Corey: jonphipps++ negotiation_and_reconciliation++
Diane: Task-oriented stuff might be better in user documentation.
In terms of examples in Karen's list, Gordon's too - but not the same as
user tasks. These are more use cases for things we know we must be able to
express.
Richard: Jon, it seems that trying to get everyone to use fixed approaches
(i.e. everybody use Dublin Core) just leads to people applying their own
understanding of DC that is opaque to me as an aggregator.
Conversations about user tasks sometimes get bogged down.
Jon: Diane, task orientation and use cases are a good way to drive
requirements and to determine if the spec satisfies. You're usually the
person complaining that practitioners don't have enough say in these
'abstract models'.
Diane: Jon, not sure we've identified who the 'users' are yet--I don't
think they are who we normally think of as users.

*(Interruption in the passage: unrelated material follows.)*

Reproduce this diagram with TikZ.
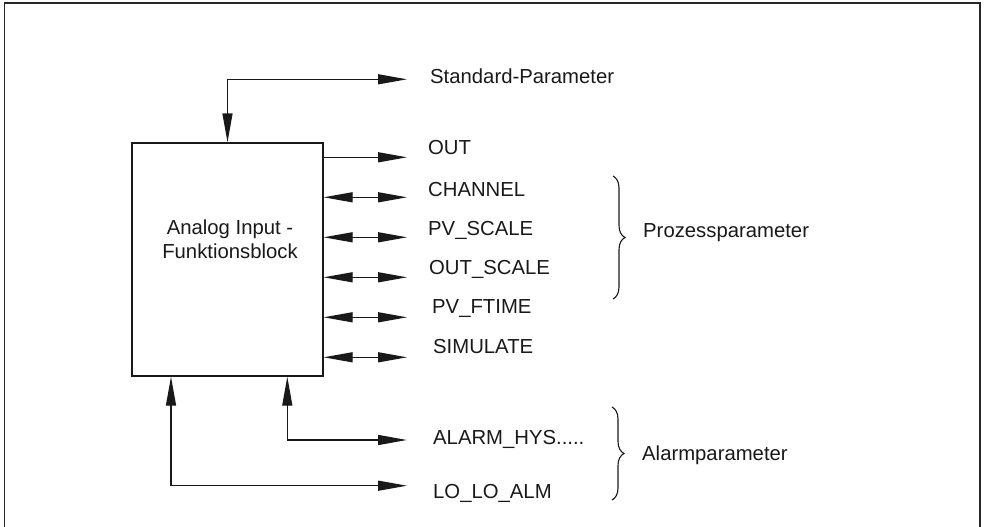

Richard: Because a data provider's sense of valid isn't available to me, I need
to do a lot of work to figure it out from patterns in the instance data.
I'd like to see DCMI find ways to make it easier for data providers to share
their perspectives on metadata.
Jon: Richard, that's why you need a DCAM from me expressed as a validation
schema and an ontology.
Diane: yup, agreed
Richard: Jon, a DCAM? or an AP (which was built using DCAM)?
Jon: Richard, I need a schema. You need an ontology. We both could use a single
implementation-agnostic abstract model (DCAM) to define those things.
Richard: Thank you, Jon, it seems like a hard task to be agnostic, but I
appreciate the challenge of trying to think through this.